- **Stated exercise**:
Using the records provided below, locate and copy each line that contains the word "with".

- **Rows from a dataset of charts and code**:

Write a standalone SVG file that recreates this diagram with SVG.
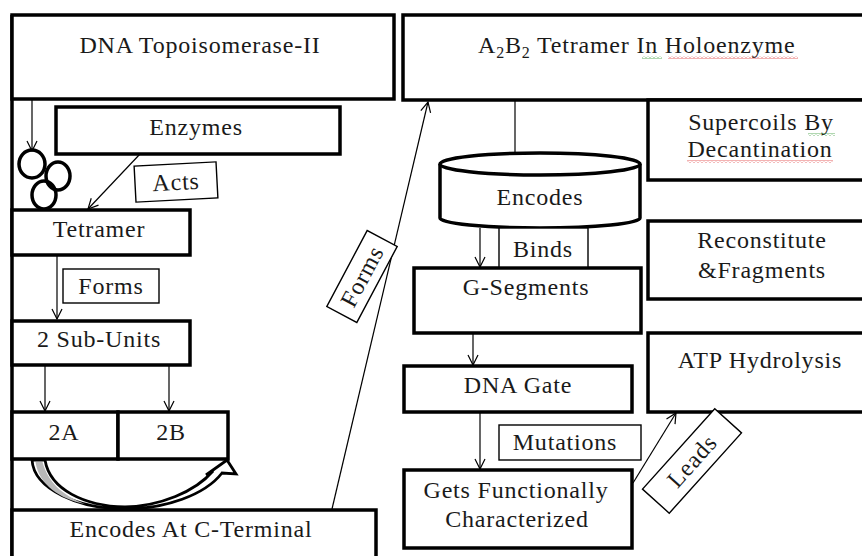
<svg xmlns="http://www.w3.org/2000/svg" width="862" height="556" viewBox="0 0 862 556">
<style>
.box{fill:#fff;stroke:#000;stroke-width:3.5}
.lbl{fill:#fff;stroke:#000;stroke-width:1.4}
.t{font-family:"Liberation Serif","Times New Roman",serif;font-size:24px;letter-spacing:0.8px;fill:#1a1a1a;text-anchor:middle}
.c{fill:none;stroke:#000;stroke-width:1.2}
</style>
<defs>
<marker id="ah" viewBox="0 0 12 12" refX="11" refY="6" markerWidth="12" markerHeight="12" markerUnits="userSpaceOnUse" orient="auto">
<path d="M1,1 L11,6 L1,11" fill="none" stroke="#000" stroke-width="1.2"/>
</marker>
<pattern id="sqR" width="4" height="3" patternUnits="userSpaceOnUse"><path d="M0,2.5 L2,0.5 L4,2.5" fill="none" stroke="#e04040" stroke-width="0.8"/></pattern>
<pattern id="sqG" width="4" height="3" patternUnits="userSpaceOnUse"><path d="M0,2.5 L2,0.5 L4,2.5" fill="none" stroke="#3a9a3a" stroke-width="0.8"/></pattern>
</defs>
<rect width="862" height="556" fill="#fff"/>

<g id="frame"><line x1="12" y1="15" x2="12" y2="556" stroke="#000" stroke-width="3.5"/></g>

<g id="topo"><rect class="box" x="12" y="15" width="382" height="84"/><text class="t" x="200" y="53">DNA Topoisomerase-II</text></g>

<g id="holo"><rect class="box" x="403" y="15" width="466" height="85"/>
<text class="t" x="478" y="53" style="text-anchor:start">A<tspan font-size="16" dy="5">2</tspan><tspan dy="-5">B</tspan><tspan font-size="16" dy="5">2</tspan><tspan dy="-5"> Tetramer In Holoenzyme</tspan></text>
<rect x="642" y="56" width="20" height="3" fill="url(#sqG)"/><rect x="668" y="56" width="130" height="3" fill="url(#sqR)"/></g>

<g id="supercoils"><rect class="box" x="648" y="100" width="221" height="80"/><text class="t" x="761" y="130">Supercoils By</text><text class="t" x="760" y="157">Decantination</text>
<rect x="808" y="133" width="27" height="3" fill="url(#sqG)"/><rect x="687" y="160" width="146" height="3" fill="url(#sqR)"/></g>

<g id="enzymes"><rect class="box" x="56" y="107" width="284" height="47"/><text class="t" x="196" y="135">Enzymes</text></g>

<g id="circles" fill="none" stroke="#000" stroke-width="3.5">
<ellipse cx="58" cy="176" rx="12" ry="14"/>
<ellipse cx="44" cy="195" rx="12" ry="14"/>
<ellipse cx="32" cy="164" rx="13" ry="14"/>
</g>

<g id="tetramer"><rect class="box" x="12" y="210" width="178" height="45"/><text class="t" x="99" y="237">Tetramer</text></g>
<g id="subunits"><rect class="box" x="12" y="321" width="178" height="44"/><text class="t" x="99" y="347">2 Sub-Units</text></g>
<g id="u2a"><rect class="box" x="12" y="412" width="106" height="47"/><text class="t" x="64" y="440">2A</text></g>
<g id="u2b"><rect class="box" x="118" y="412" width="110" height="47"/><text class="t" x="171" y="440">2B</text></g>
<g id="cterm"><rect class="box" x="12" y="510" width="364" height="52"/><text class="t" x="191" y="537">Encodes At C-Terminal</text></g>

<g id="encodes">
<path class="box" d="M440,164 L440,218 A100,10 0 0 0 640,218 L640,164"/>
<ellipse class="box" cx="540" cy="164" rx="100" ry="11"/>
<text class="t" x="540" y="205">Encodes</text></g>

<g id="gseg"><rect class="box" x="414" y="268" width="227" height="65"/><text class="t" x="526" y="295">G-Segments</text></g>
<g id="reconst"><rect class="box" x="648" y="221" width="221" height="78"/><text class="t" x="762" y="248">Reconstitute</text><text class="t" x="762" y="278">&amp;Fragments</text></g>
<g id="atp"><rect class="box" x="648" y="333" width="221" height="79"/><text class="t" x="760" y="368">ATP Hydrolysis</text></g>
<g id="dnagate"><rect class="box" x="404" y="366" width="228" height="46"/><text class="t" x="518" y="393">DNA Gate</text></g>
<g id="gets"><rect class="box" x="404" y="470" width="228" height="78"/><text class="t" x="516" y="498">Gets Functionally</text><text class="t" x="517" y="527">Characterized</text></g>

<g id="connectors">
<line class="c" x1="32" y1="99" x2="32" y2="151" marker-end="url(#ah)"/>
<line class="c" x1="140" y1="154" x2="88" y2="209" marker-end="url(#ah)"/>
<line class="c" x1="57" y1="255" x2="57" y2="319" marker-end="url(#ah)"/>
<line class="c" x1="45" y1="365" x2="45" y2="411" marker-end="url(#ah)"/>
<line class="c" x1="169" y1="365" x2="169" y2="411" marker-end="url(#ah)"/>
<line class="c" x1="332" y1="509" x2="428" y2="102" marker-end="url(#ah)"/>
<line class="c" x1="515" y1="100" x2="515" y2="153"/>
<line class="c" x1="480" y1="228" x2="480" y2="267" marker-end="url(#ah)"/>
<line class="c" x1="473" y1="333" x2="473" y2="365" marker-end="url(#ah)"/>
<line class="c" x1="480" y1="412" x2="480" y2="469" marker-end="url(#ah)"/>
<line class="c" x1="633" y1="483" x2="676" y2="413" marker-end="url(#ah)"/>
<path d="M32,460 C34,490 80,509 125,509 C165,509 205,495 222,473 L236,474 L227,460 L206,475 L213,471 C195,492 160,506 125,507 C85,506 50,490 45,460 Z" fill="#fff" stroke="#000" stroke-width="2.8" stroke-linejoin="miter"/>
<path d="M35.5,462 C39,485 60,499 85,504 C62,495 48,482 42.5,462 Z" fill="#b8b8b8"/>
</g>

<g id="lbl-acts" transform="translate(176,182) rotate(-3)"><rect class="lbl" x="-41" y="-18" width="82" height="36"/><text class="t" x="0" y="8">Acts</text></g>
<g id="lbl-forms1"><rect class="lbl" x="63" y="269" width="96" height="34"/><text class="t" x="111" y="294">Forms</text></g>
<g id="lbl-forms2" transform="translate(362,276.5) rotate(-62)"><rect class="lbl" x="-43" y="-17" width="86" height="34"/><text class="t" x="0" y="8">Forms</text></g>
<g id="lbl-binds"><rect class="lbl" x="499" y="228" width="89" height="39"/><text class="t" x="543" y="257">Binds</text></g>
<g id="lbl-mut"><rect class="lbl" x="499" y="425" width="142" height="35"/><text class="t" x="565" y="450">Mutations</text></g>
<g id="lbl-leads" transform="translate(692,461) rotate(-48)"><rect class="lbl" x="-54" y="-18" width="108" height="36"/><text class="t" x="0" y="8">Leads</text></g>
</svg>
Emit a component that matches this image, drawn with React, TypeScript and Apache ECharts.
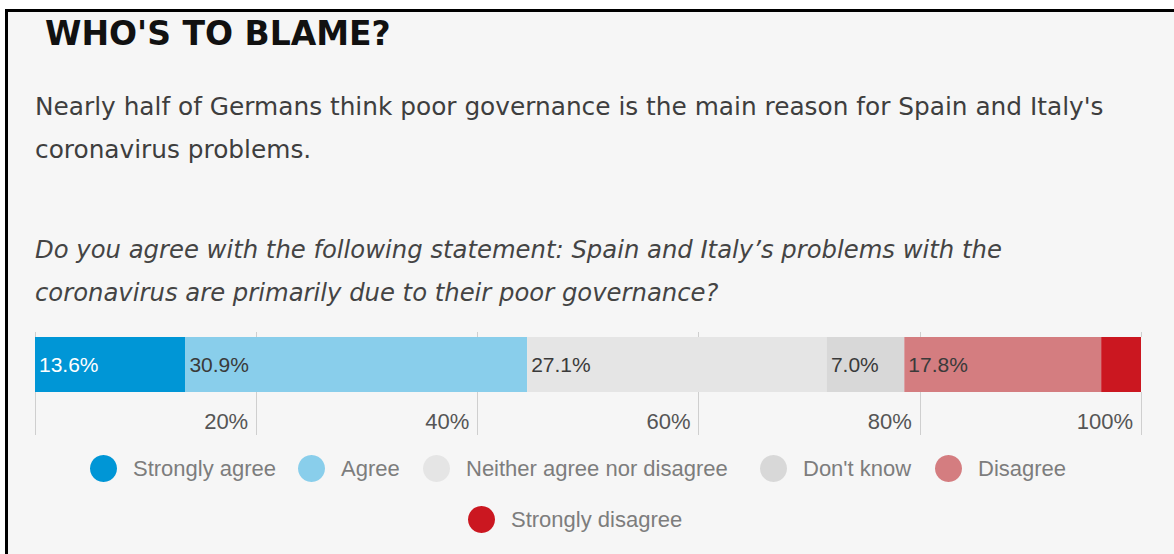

- **Full output**:
Write a standalone SVG file that recreates this diagram with SVG.
Emit a component that matches this image, drawn with React, TypeScript and Apache ECharts.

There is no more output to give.